Data shown -
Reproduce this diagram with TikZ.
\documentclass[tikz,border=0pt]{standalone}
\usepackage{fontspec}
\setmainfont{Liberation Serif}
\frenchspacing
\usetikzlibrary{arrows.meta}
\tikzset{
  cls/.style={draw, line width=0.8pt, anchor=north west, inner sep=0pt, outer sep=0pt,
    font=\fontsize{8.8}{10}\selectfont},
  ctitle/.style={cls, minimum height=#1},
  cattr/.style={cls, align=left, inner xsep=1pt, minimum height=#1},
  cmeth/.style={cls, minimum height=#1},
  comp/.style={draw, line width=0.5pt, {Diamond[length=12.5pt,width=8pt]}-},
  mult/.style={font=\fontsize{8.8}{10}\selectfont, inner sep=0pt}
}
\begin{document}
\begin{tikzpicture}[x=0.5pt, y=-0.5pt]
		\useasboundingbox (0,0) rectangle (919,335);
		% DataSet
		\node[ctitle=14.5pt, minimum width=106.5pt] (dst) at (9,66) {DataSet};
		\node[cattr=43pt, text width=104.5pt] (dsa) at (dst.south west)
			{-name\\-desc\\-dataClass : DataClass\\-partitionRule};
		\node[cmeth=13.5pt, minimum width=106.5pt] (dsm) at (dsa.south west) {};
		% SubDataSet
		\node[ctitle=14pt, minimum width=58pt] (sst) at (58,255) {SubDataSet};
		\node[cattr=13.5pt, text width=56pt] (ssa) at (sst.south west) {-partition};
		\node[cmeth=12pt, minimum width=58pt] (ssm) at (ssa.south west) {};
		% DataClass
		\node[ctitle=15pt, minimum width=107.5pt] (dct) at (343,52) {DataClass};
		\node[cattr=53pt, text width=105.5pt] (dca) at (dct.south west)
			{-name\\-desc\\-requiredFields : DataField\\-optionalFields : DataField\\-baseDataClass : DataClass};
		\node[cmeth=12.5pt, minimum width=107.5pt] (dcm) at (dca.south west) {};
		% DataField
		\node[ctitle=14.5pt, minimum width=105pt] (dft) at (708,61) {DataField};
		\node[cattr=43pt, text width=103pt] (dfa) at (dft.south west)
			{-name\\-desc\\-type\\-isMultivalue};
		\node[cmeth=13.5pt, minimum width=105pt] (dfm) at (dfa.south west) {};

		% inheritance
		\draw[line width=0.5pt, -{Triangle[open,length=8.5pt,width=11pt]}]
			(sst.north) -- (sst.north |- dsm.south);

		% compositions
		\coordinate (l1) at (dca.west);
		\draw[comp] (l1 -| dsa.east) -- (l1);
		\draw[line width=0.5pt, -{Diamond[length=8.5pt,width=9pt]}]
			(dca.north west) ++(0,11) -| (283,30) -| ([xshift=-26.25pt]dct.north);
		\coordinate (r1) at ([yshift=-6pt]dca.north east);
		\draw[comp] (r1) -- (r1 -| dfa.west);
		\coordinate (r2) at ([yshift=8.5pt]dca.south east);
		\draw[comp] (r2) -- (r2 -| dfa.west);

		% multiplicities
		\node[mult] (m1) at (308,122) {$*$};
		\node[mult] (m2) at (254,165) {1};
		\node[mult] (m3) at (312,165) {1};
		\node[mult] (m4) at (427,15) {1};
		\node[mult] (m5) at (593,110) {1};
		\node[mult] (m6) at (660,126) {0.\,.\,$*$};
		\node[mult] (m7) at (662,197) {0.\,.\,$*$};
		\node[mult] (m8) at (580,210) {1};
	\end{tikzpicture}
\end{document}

==

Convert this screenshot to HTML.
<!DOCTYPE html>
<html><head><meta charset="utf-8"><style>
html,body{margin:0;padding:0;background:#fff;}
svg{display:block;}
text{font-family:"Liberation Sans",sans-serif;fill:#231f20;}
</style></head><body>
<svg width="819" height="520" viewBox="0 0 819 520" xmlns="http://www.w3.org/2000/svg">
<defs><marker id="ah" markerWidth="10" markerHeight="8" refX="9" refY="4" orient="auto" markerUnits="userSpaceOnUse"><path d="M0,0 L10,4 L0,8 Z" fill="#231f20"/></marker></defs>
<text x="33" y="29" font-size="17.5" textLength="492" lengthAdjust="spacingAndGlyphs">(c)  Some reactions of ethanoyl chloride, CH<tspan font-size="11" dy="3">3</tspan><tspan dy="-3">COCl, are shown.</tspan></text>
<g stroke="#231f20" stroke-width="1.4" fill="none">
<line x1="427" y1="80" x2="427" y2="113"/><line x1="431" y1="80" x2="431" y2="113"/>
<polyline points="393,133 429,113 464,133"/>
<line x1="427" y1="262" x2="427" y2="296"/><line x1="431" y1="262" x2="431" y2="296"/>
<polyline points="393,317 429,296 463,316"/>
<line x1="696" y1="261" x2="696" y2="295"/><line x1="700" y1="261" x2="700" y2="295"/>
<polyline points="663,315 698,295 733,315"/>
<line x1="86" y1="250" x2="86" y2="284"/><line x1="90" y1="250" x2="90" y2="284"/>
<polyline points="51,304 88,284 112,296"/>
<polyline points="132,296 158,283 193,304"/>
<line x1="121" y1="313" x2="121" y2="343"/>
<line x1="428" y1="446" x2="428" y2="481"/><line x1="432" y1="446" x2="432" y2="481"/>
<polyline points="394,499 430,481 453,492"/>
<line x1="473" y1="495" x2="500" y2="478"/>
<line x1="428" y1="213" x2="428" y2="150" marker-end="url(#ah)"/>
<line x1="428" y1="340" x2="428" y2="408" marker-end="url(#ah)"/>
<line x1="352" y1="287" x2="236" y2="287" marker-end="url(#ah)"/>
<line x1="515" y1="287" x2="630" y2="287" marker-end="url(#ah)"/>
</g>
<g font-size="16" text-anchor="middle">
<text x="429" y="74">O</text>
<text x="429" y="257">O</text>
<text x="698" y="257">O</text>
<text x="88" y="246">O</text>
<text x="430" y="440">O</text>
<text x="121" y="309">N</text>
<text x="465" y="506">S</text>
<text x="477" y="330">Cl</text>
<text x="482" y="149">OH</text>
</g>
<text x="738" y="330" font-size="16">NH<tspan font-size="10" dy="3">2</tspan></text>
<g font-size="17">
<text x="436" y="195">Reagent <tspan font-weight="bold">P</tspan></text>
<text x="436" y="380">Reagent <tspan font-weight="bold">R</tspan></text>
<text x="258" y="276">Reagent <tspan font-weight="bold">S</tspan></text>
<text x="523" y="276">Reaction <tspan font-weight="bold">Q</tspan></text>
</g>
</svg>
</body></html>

Set problem -
Scan the material above for the string "this" and return the lines that hold it.

Full output -
Reproduce this diagram with TikZ.
Convert this screenshot to HTML.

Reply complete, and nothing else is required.